Twenty Years of History at Lincoln
by Chris Rollinson
My mind has been preoccupied with thoughts of Lincoln lately. It will be five years since I graduated from Lincoln next year, and this fact only became apparent when my former housemates and I gathered this year for our annual reunion at Lincoln’s Christmas market. Climbing up the iconic Steep Hill and wandering through the same historic streets as we did as students on a wintery night, warmed up by the glow of Victorian street lamps and market stalls, invoked nothing in me but fond memories of the place.
We walked through Lincoln’s Norman castle and we reminisced how, on our first Thursday night at university, we decided to explore our new home by wandering up to the castle, whereupon we hear the ghostly sounds of a horse trotting down an otherwise empty street. Whether this was a matter of psychology or something more other-worldly (apparently this is a common local ghost story), we are still amused today by the pace we descended the Steep Hill that night.

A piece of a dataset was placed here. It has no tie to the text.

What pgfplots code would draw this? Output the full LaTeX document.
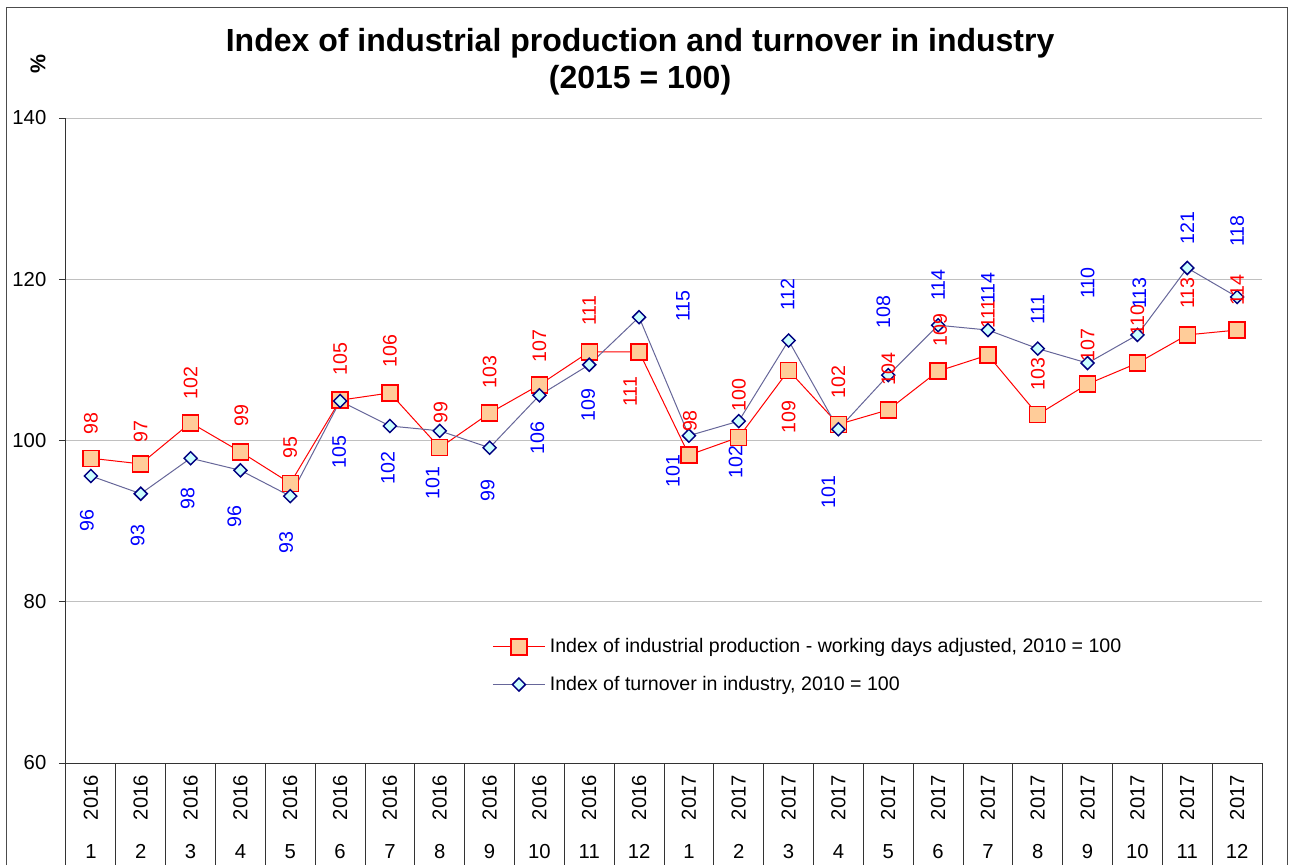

We similarly recollected our regular expeditions to the old cathedral. Naturally, as budding historians, we could not resist including such a historical monument in our assignments, especially when considering how close it was to us. The satisfaction of discovering hidden symbolism behind the cathedral’s art and architecture instilled a sense of purpose behind my assignments, a “real” historical example that supplemented my learning in the classroom. That night at the Christmas market, the cathedral still inspired in me a sense of awe, just as it did the first time I gazed at its impressive architecture. It was a true joy to have graduated in that very building.
As melodramatic as it sounds, these memories are as fresh today as the day they were made because university was truly a life-changing experience. Moving to an unfamiliar city and sharing accommodation with strangers at eighteen was an exciting yet harrowing prospect. Your comfort level is challenged both academically and socially. Yet, it is through this adversity that life-long friendships are made.
The dissertation in your third year will perhaps be the most mentally challenging and emotionally draining endeavour you will do at university. You are given the freedom to pursue your interests, which is something you simultaneously look forward to and dread. You are responsible for how you complete your thesis. As with most people, I had a vague idea of what I wanted to do. I always had an interest in the Greco-Roman world. However, just like with most people, I also struggled with how I could condense my interest into a concise research topic.
With every journal article and book I read for my preliminary research, another potential topic was added to a smattering of other ideas already in my mind. It was through regular meetings with my supervisor that helped me refine my ideas. These meetings allowed me to bounce ideas of someone with experience and transform my jumbled set of ideas into a structured argument. His guidance and support throughout the process were invaluable. He was always available for a chat, even throughout the summer break. But perhaps most importantly of all, the mental clarity I received after one of our meetings gave me a new lease of motivation to continue my work.
My appreciation for Lincoln goes beyond just fond memories. Completing a degree was no easy feat. It required consistent effort and focus. The city, therefore, for me serves as a standing testament that I achieved something remarkable. But it was through the guidance I received there that made this possible, and for that, I am truly grateful.